Business objects are the future of content services platforms

The focus of enterprise content management must shift from a CSP-based approach to a business object services model in order to meet business needs.

Every day, business employees use a variety of systems -- including ERP, case management systems and email -- to get work done. While users create many documents and spreadsheets, they are often thought of as specific business objects, such as proposals, budgets and articles. You should think about the future of content services in the same light.

You interact with documents and folders when using a content services platform (CSP) in its default configuration. However, to provide full value, CSPs need to better reflect business needs and organizations need to move beyond the concept of content services and think about business object services.

Work with business objects

Consider a mortgage application. Every application includes information provided by the applicant, the financial institution and various external sources, and it is collectively considered a business object.

As a mortgage processor, you don't want to search for 2018 Pay Stubs.pdf. Instead, you want to locate the applicant's proof of income from 2018. In fact, there are likely multiple documents that show different sources of income over several years that you might want to search for, retrieve and review together. You want to know when documents were submitted, what actions were taken and the current status of the application. If it is a closed application, you'll also want to know what the applicant chose and why.

The entire application needs to be available within a single system. You don't want to ask one system for information about the application and another for the documents -- this disconnect can cause errors.

Content services are part of the solution

CSPs are one way to address this disconnect. All CSPs support a content model that captures key information about content, so you can use CSPs to model business objects around content. The resulting business object in the CSP represents the total picture.

Then you can use the APIs built into CSPs to pull the content out via a logical business object-based model rather than a file-based one.
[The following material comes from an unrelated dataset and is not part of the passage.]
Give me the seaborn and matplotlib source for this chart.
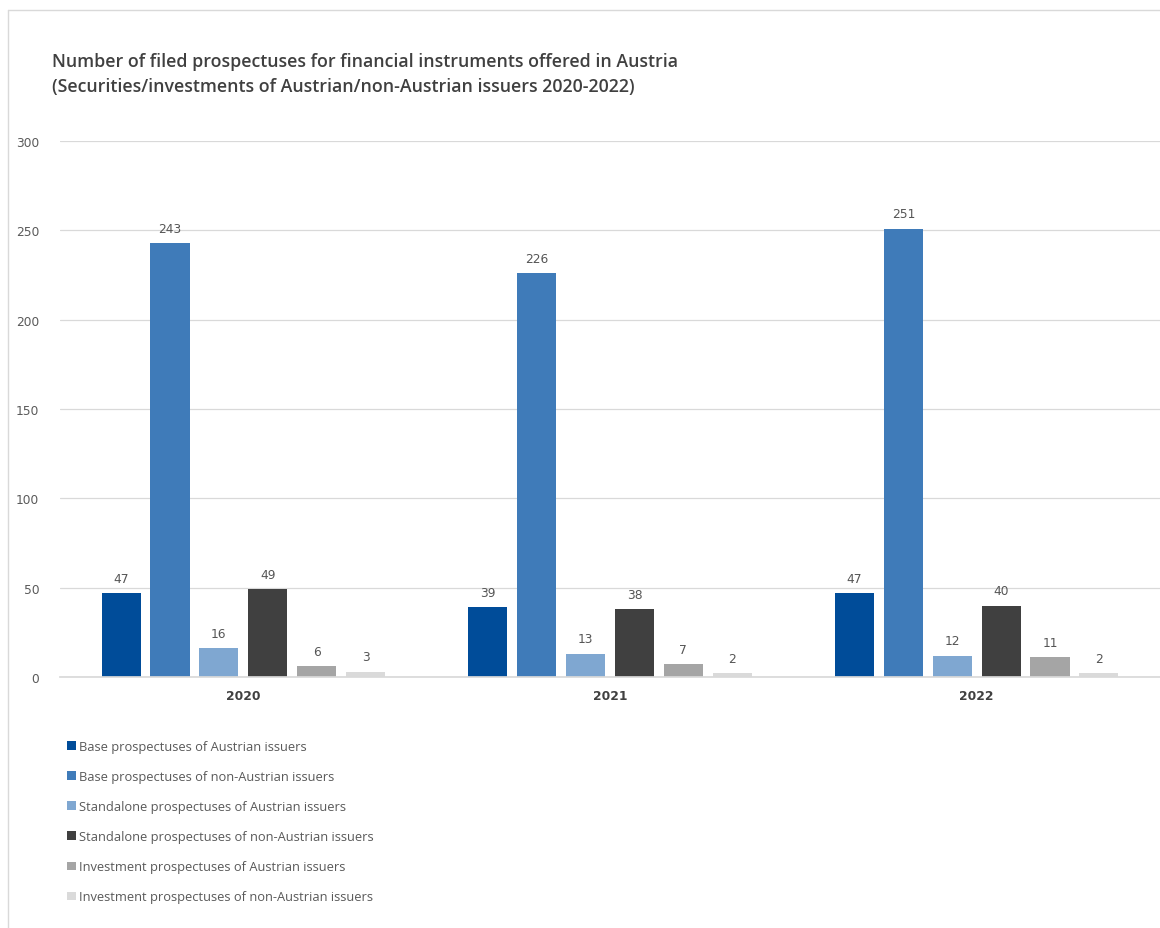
import matplotlib
matplotlib.use("Agg")
import matplotlib.pyplot as plt
from matplotlib.lines import Line2D
from matplotlib.patches import Patch
import seaborn as sns
import pandas as pd

years = ["2020", "2021", "2022"]
series = [
    "Base prospectuses of Austrian issuers",
    "Base prospectuses of non-Austrian issuers",
    "Standalone prospectuses of Austrian issuers",
    "Standalone prospectuses of non-Austrian issuers",
    "Investment prospectuses of Austrian issuers",
    "Investment prospectuses of non-Austrian issuers",
]
base_at = [47, 39, 47]
base_non_at = [243, 226, 251]
standalone_at = [16, 13, 12]
standalone_non_at = [49, 38, 40]
investment_at = [6, 7, 11]
investment_non_at = [3, 2, 2]
colors = ["#004C99", "#3F7BB9", "#7FA7D1", "#404040", "#A5A5A5", "#DADADA"]

values = [base_at, base_non_at, standalone_at, standalone_non_at, investment_at, investment_non_at]
rows = []
for name, vals in zip(series, values):
    for y, v in zip(years, vals):
        rows.append({"Year": y, "Type": name, "Count": v})
df = pd.DataFrame(rows)

sns.set_theme(style="white")
plt.rcParams["font.family"] = ["Open Sans", "DejaVu Sans"]

fig = plt.figure(figsize=(11.6, 9.29), dpi=100)
ax = fig.add_axes([60 / 1160, 1 - 678 / 929, 1 - 60 / 1160, (678 - 142) / 929])

sns.barplot(data=df, x="Year", y="Count", hue="Type", hue_order=series, order=years,
            palette=colors, width=0.8, gap=0.2, saturation=1, ax=ax, legend=False,
            edgecolor="none")

for cont in ax.containers:
    ax.bar_label(cont, padding=6, fontsize=8.8, color="#555555", family="DejaVu Sans")

ax.set_ylim(0, 300)
ax.set_xlim(-0.5, 2.5)
ax.set_yticks(range(0, 301, 50))
ax.yaxis.grid(True, color="#D9D9D9", linewidth=0.9)
ax.set_axisbelow(True)
for s in ax.spines.values():
    s.set_visible(False)
ax.spines["bottom"].set_visible(True)
ax.spines["bottom"].set_color("#D9D9D9")
ax.set_xlabel("")
ax.set_ylabel("")
ax.tick_params(axis="y", length=0, labelsize=8.8, labelcolor="#5A5A5A", pad=15)
ax.tick_params(axis="x", length=0, labelsize=8.8, labelcolor="#404040", pad=9)
for t in ax.get_yticklabels():
    t.set_family("DejaVu Sans")
for t in ax.get_xticklabels():
    t.set_family("DejaVu Sans")
    t.set_fontweight("bold")

title_lines = [
    "Number of filed prospectuses for financial instruments offered in Austria",
    "(Securities/investments of Austrian/non-Austrian issuers 2020-2022)",
]
for line, ypix in zip(title_lines, [62, 87]):
    fig.text(52 / 1160, 1 - ypix / 929, line, fontsize=12.75, fontweight="semibold",
             color="#404040", va="center", ha="left")

handles = [Patch(facecolor=c, edgecolor="none") for c in colors]
fig.legend(handles, series, loc="upper left", bbox_to_anchor=(62 / 1160, 1 - 736 / 929),
           frameon=False, fontsize=9.3, labelcolor="#595959", handlelength=0.65,
           handleheight=0.65, handletextpad=0.25, labelspacing=1.32, borderaxespad=0)

# light frame on the top and left edges
fig.add_artist(Line2D([8 / 1160, 1], [1 - 11 / 929, 1 - 11 / 929], color="#D9D9D9",
                      linewidth=1, transform=fig.transFigure))
fig.add_artist(Line2D([8 / 1160, 8 / 1160], [0, 1 - 11 / 929], color="#D9D9D9",
                      linewidth=1, transform=fig.transFigure))

fig.savefig("out.png", dpi=100, facecolor="white")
If the CSP supports Content Management Interoperability Services, you can query directly against these custom objects and pull out the most relevant content.

CSP challenges

Modeling business objects that have multiple documents and related objects can push the limits of a CSP's capabilities, as they can't handle large amounts of business data and each object functions differently.
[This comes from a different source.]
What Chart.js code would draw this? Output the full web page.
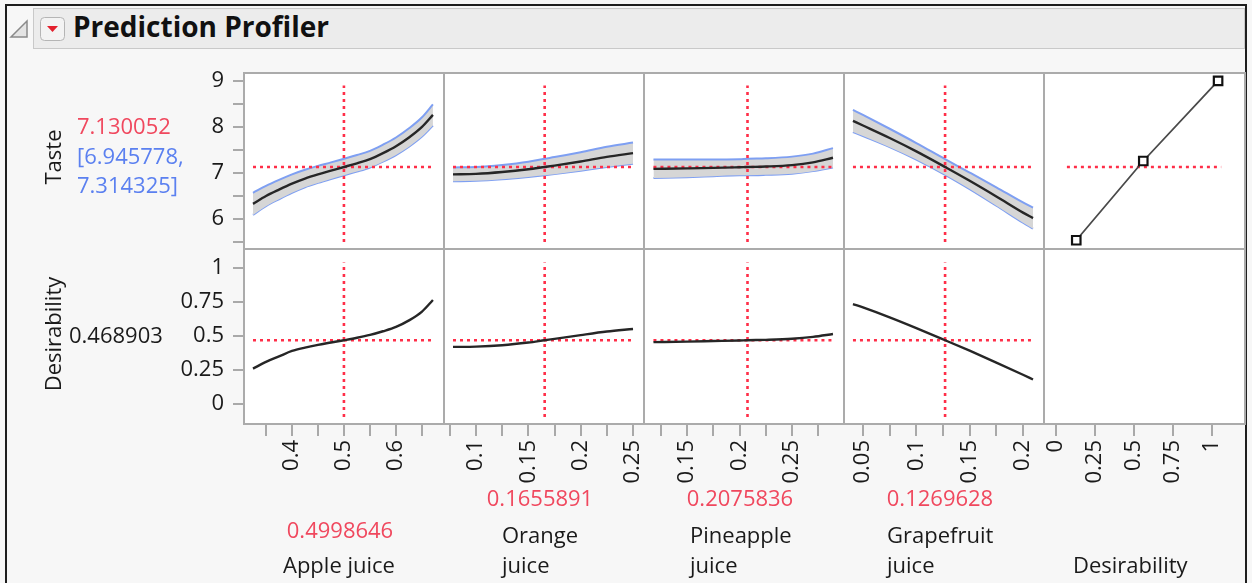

Building business object services is the next step for content services.

CSPs excel at managing the exact amount of metadata they need to search and retrieve information. Though they can store additional information, it is better to place and manage it in separate business systems that are built for that purpose.

Moreover, some CSP providers have weak custom metadata support. The closer you get to a true cloud-based SaaS application, the weaker the support tends to be. Generally, the more work that a vendor does for you in operating your CSP, the less flexibility you have to customize models and behaviors. You can overcome this with system orchestration.

Linking microservices

Microservices can be intimidating for non-technologists, but they are simply independent services that perform specific tasks. For example, a mortgage processer could use microservices to store documents, request credit checks or audit an application.

You can also combine multiple microservices to create a business object service. In this process, known as orchestration, the user sequences and makes requests to several microservices to provide a larger service. This works in the same way mobile apps integrate with Google Maps and PayPal to provide navigation and transaction services.

To retrieve a mortgage application package, make a request to the business object service that stores all the mortgage information. That service takes the mortgage application ID, records the request using an audit service and retrieves the mortgage metadata from a data service. Then, it assembles the list of documents, metadata and retrieval links from your content service.

Actions can also trigger additional services. For example, if you approve an application, a microservice can generate the confirmation letter.

Future of content services

Building business object services is the next step for content services. Rather than using a CSP directly, they will be accessible through business object services, of which content services are just a part. This enables you to think about business needs rather than technical processes. Then, if you add a new CSP to the mix, business processes will operate as they always have.